(Task to carry out):
Go through the entries and transcribe each one exactly, dropping the pictures.

(Record extracts):

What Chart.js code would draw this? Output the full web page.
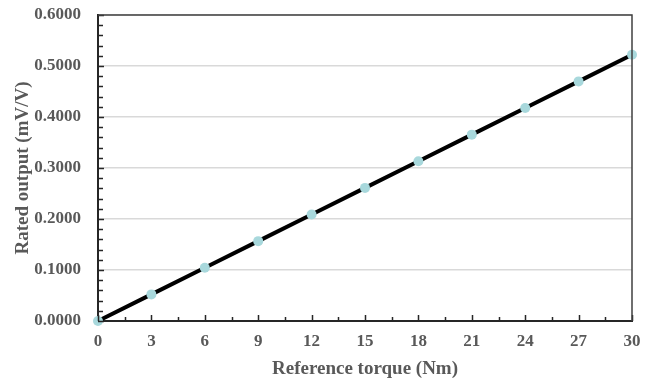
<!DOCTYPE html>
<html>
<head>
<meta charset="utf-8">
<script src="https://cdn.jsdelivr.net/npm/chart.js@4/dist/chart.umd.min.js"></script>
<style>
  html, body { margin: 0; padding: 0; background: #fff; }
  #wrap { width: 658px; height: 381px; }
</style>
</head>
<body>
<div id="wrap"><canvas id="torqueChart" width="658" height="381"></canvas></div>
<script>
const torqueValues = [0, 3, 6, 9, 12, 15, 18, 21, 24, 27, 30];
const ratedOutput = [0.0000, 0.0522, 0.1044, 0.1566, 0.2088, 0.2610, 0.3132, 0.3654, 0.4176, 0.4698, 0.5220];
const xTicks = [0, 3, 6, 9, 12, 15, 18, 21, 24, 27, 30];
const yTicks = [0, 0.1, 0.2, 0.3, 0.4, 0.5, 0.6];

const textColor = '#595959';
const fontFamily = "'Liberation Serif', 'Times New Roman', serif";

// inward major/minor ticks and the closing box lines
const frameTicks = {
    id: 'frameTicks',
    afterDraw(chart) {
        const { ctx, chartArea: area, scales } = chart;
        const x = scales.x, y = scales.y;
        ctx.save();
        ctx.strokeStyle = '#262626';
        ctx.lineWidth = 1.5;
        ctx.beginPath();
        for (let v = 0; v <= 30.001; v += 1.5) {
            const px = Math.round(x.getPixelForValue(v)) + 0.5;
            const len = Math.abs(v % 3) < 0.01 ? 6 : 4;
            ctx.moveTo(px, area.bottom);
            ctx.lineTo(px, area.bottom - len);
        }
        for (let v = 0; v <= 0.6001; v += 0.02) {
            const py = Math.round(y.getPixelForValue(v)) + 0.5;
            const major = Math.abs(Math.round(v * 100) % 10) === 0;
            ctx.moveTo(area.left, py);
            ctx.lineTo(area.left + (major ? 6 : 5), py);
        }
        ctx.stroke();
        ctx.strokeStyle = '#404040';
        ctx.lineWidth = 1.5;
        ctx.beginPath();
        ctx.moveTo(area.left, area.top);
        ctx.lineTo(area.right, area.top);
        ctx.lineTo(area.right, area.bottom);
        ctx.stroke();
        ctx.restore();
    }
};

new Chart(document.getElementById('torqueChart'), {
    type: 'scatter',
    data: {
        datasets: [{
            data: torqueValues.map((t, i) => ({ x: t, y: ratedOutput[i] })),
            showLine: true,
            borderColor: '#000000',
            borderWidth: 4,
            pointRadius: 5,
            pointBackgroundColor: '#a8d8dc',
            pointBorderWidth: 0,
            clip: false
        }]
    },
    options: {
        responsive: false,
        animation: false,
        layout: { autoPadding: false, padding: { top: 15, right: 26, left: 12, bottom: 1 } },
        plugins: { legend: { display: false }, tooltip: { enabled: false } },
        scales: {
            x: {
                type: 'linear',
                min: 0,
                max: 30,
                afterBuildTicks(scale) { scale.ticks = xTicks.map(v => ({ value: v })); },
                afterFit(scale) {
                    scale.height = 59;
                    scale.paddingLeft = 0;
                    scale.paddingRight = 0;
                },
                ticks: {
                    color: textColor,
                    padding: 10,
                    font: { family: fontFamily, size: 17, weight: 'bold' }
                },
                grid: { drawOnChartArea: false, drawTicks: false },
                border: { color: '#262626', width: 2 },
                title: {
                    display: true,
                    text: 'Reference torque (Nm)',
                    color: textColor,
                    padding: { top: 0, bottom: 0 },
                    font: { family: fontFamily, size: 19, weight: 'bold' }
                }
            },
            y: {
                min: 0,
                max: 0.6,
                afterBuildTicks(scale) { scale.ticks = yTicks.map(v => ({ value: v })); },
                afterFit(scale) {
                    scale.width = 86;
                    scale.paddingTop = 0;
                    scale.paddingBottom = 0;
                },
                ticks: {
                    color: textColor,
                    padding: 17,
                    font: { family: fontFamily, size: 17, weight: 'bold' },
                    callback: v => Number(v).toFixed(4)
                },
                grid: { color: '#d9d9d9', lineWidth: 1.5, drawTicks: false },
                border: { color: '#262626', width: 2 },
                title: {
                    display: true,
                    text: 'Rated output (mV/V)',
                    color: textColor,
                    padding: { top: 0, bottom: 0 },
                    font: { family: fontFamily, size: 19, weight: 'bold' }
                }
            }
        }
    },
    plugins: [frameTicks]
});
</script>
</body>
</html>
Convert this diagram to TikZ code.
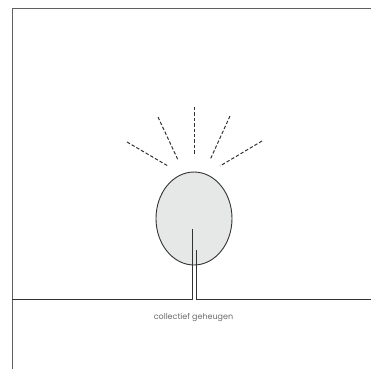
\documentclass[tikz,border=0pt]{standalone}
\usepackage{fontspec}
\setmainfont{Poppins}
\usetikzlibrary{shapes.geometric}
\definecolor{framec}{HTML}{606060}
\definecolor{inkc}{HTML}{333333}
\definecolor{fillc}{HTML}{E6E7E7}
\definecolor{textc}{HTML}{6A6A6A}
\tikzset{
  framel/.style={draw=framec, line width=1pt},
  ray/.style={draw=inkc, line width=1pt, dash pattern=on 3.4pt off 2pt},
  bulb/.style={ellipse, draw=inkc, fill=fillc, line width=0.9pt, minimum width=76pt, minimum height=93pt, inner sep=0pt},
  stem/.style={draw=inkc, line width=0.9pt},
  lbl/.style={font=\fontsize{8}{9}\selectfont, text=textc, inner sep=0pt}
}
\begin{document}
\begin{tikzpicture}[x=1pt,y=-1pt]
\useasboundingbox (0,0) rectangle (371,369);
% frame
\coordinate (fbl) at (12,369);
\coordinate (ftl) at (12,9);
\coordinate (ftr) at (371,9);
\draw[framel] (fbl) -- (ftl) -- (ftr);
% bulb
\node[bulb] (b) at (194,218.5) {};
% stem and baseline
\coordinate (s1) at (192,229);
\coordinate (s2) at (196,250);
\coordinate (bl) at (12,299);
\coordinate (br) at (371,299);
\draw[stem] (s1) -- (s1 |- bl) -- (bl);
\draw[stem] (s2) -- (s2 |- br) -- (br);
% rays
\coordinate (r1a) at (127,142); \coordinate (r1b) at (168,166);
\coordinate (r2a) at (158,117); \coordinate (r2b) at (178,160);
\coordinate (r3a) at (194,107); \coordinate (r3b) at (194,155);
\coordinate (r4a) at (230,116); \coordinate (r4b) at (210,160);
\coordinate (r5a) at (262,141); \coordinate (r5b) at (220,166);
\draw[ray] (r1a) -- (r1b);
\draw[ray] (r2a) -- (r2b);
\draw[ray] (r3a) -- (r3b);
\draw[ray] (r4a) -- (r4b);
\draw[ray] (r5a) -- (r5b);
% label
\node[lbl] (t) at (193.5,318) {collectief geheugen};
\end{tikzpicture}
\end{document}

(Answer for this exercise):
What Chart.js code would draw this? Output the full web page.
<!DOCTYPE html>
<html>
<head>
<meta charset="utf-8">
<script src="https://cdn.jsdelivr.net/npm/chart.js@4/dist/chart.umd.min.js"></script>
<style>
  html, body { margin: 0; padding: 0; background: #fff; }
  #wrap { width: 658px; height: 381px; }
</style>
</head>
<body>
<div id="wrap"><canvas id="torqueChart" width="658" height="381"></canvas></div>
<script>
const torqueValues = [0, 3, 6, 9, 12, 15, 18, 21, 24, 27, 30];
const ratedOutput = [0.0000, 0.0522, 0.1044, 0.1566, 0.2088, 0.2610, 0.3132, 0.3654, 0.4176, 0.4698, 0.5220];
const xTicks = [0, 3, 6, 9, 12, 15, 18, 21, 24, 27, 30];
const yTicks = [0, 0.1, 0.2, 0.3, 0.4, 0.5, 0.6];

const textColor = '#595959';
const fontFamily = "'Liberation Serif', 'Times New Roman', serif";

// inward major/minor ticks and the closing box lines
const frameTicks = {
    id: 'frameTicks',
    afterDraw(chart) {
        const { ctx, chartArea: area, scales } = chart;
        const x = scales.x, y = scales.y;
        ctx.save();
        ctx.strokeStyle = '#262626';
        ctx.lineWidth = 1.5;
        ctx.beginPath();
        for (let v = 0; v <= 30.001; v += 1.5) {
            const px = Math.round(x.getPixelForValue(v)) + 0.5;
            const len = Math.abs(v % 3) < 0.01 ? 6 : 4;
            ctx.moveTo(px, area.bottom);
            ctx.lineTo(px, area.bottom - len);
        }
        for (let v = 0; v <= 0.6001; v += 0.02) {
            const py = Math.round(y.getPixelForValue(v)) + 0.5;
            const major = Math.abs(Math.round(v * 100) % 10) === 0;
            ctx.moveTo(area.left, py);
            ctx.lineTo(area.left + (major ? 6 : 5), py);
        }
        ctx.stroke();
        ctx.strokeStyle = '#404040';
        ctx.lineWidth = 1.5;
        ctx.beginPath();
        ctx.moveTo(area.left, area.top);
        ctx.lineTo(area.right, area.top);
        ctx.lineTo(area.right, area.bottom);
        ctx.stroke();
        ctx.restore();
    }
};

new Chart(document.getElementById('torqueChart'), {
    type: 'scatter',
    data: {
        datasets: [{
            data: torqueValues.map((t, i) => ({ x: t, y: ratedOutput[i] })),
            showLine: true,
            borderColor: '#000000',
            borderWidth: 4,
            pointRadius: 5,
            pointBackgroundColor: '#a8d8dc',
            pointBorderWidth: 0,
            clip: false
        }]
    },
    options: {
        responsive: false,
        animation: false,
        layout: { autoPadding: false, padding: { top: 15, right: 26, left: 12, bottom: 1 } },
        plugins: { legend: { display: false }, tooltip: { enabled: false } },
        scales: {
            x: {
                type: 'linear',
                min: 0,
                max: 30,
                afterBuildTicks(scale) { scale.ticks = xTicks.map(v => ({ value: v })); },
                afterFit(scale) {
                    scale.height = 59;
                    scale.paddingLeft = 0;
                    scale.paddingRight = 0;
                },
                ticks: {
                    color: textColor,
                    padding: 10,
                    font: { family: fontFamily, size: 17, weight: 'bold' }
                },
                grid: { drawOnChartArea: false, drawTicks: false },
                border: { color: '#262626', width: 2 },
                title: {
                    display: true,
                    text: 'Reference torque (Nm)',
                    color: textColor,
                    padding: { top: 0, bottom: 0 },
                    font: { family: fontFamily, size: 19, weight: 'bold' }
                }
            },
            y: {
                min: 0,
                max: 0.6,
                afterBuildTicks(scale) { scale.ticks = yTicks.map(v => ({ value: v })); },
                afterFit(scale) {
                    scale.width = 86;
                    scale.paddingTop = 0;
                    scale.paddingBottom = 0;
                },
                ticks: {
                    color: textColor,
                    padding: 17,
                    font: { family: fontFamily, size: 17, weight: 'bold' },
                    callback: v => Number(v).toFixed(4)
                },
                grid: { color: '#d9d9d9', lineWidth: 1.5, drawTicks: false },
                border: { color: '#262626', width: 2 },
                title: {
                    display: true,
                    text: 'Rated output (mV/V)',
                    color: textColor,
                    padding: { top: 0, bottom: 0 },
                    font: { family: fontFamily, size: 19, weight: 'bold' }
                }
            }
        }
    },
    plugins: [frameTicks]
});
</script>
</body>
</html>
Convert this diagram to TikZ code.
\documentclass[tikz,border=0pt]{standalone}
\usepackage{fontspec}
\setmainfont{Poppins}
\usetikzlibrary{shapes.geometric}
\definecolor{framec}{HTML}{606060}
\definecolor{inkc}{HTML}{333333}
\definecolor{fillc}{HTML}{E6E7E7}
\definecolor{textc}{HTML}{6A6A6A}
\tikzset{
  framel/.style={draw=framec, line width=1pt},
  ray/.style={draw=inkc, line width=1pt, dash pattern=on 3.4pt off 2pt},
  bulb/.style={ellipse, draw=inkc, fill=fillc, line width=0.9pt, minimum width=76pt, minimum height=93pt, inner sep=0pt},
  stem/.style={draw=inkc, line width=0.9pt},
  lbl/.style={font=\fontsize{8}{9}\selectfont, text=textc, inner sep=0pt}
}
\begin{document}
\begin{tikzpicture}[x=1pt,y=-1pt]
\useasboundingbox (0,0) rectangle (371,369);
% frame
\coordinate (fbl) at (12,369);
\coordinate (ftl) at (12,9);
\coordinate (ftr) at (371,9);
\draw[framel] (fbl) -- (ftl) -- (ftr);
% bulb
\node[bulb] (b) at (194,218.5) {};
% stem and baseline
\coordinate (s1) at (192,229);
\coordinate (s2) at (196,250);
\coordinate (bl) at (12,299);
\coordinate (br) at (371,299);
\draw[stem] (s1) -- (s1 |- bl) -- (bl);
\draw[stem] (s2) -- (s2 |- br) -- (br);
% rays
\coordinate (r1a) at (127,142); \coordinate (r1b) at (168,166);
\coordinate (r2a) at (158,117); \coordinate (r2b) at (178,160);
\coordinate (r3a) at (194,107); \coordinate (r3b) at (194,155);
\coordinate (r4a) at (230,116); \coordinate (r4b) at (210,160);
\coordinate (r5a) at (262,141); \coordinate (r5b) at (220,166);
\draw[ray] (r1a) -- (r1b);
\draw[ray] (r2a) -- (r2b);
\draw[ray] (r3a) -- (r3b);
\draw[ray] (r4a) -- (r4b);
\draw[ray] (r5a) -- (r5b);
% label
\node[lbl] (t) at (193.5,318) {collectief geheugen};
\end{tikzpicture}
\end{document}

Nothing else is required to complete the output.